Geopolitical shocks continue to unsettle global energy markets as coordinated strikes by the United States and Israel against Iranian military targets on February 28 have precipitated a surge in crude oil prices. According to ratings agency Morningstar DBRS, the recent actions have intensified political risks and disrupted energy flows.

Rising Oil Prices Amid Escalating Conflict

In a recent report, Morningstar DBRS said higher oil prices largely reflect increased geopolitical uncertainty and the risk of supply interruptions. Shipping authorities and some carriers have suspended traffic through the Strait of Hormuz, a critical corridor that handles roughly 20% of global crude oil and seaborne natural gas flows. Despite these disruptions, the agency noted that spare production capacity within Opec+ could help offset the impact of any potential reduction in Iranian oil supply.
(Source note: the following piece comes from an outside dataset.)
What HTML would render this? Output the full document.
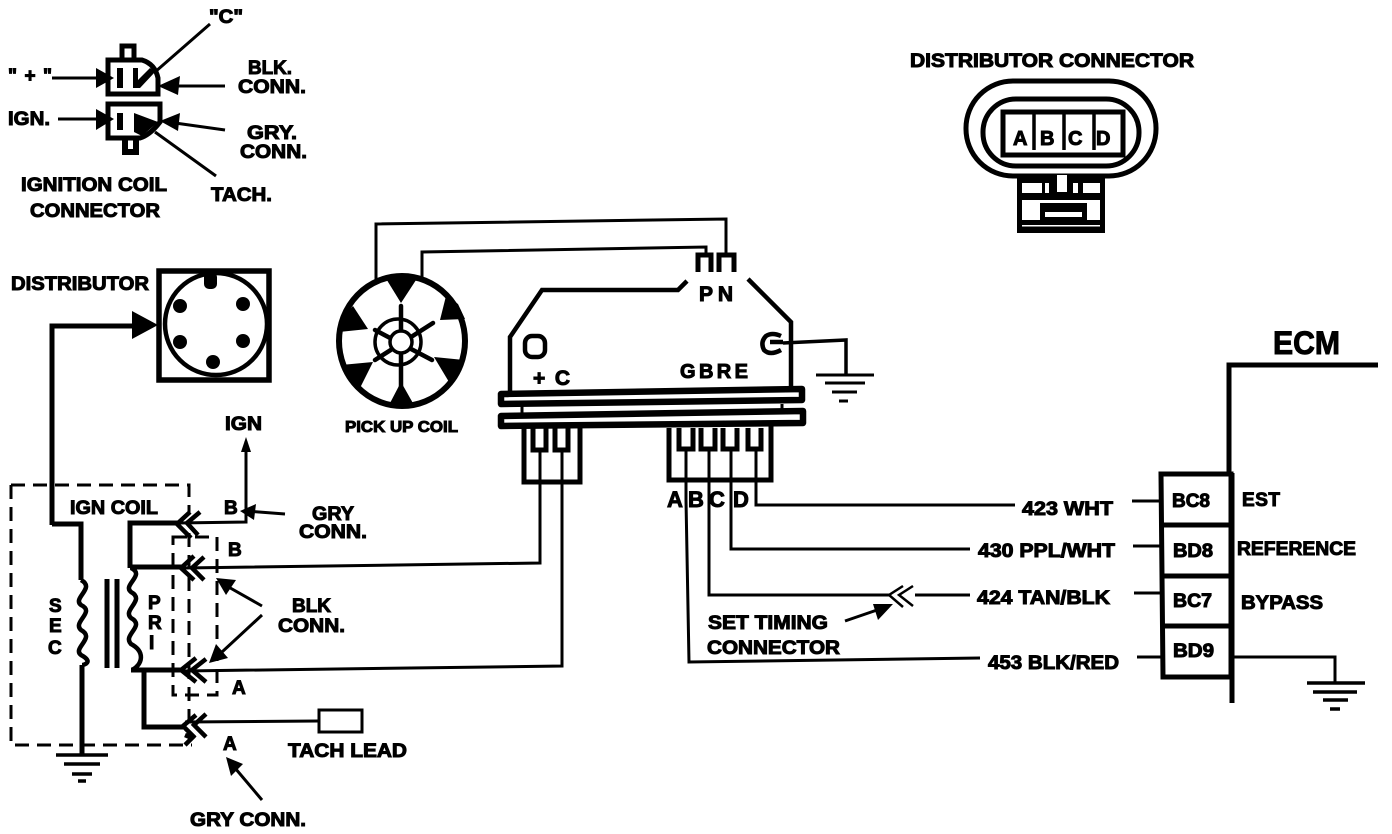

Economic Implications And ECB Concerns

Ravikanth Rai, Deputy Managing Director for Energy and Natural Resources Ratings at Morningstar DBRS, said uncertainty surrounding the conflict makes it difficult to assess whether current oil price levels will persist.

“We believe that there is too much uncertainty to determine whether crude oil prices will remain high, and this will largely depend on how the conflict evolves,” Rai said. He added that the agency has therefore maintained its mid-cycle price assumptions without taking any rating actions at this stage.

The European Central Bank has also highlighted potential economic implications. Philip Lane, a member of the ECB Executive Board, warned that a prolonged conflict in the Middle East combined with sustained energy supply disruptions could push eurozone inflation higher and weigh on regional economic growth.

Lane referred to a scenario outlined in the ECB’s December 2023 analysis suggesting that energy-driven inflation could rise sharply if supply disruptions persist and financial markets begin to reprice geopolitical risk.

Market Repercussions And Future Outlook

Beyond crude oil, the region has also experienced disruptions in liquefied natural gas production following Iranian attacks on state LNG processing facilities. These developments have added pressure to global energy markets and tightened supply conditions.

Industry economists have begun assessing the potential inflationary impact. Holger Schmieding of Berenberg said that a sustained increase of $15 per barrel in oil prices could raise eurozone consumer prices by about 0.5 percentage points.

Research by Capital Economics suggests that a prolonged increase in energy prices could add around 0.3 percentage points to inflation.

Eurozone inflation has recently eased toward the ECB’s 2% target following the energy shock triggered by Russia’s invasion of Ukraine in 2022. Policymakers are now monitoring developments in the Middle East ahead of the ECB’s next monetary policy meeting scheduled for March 19, 2026.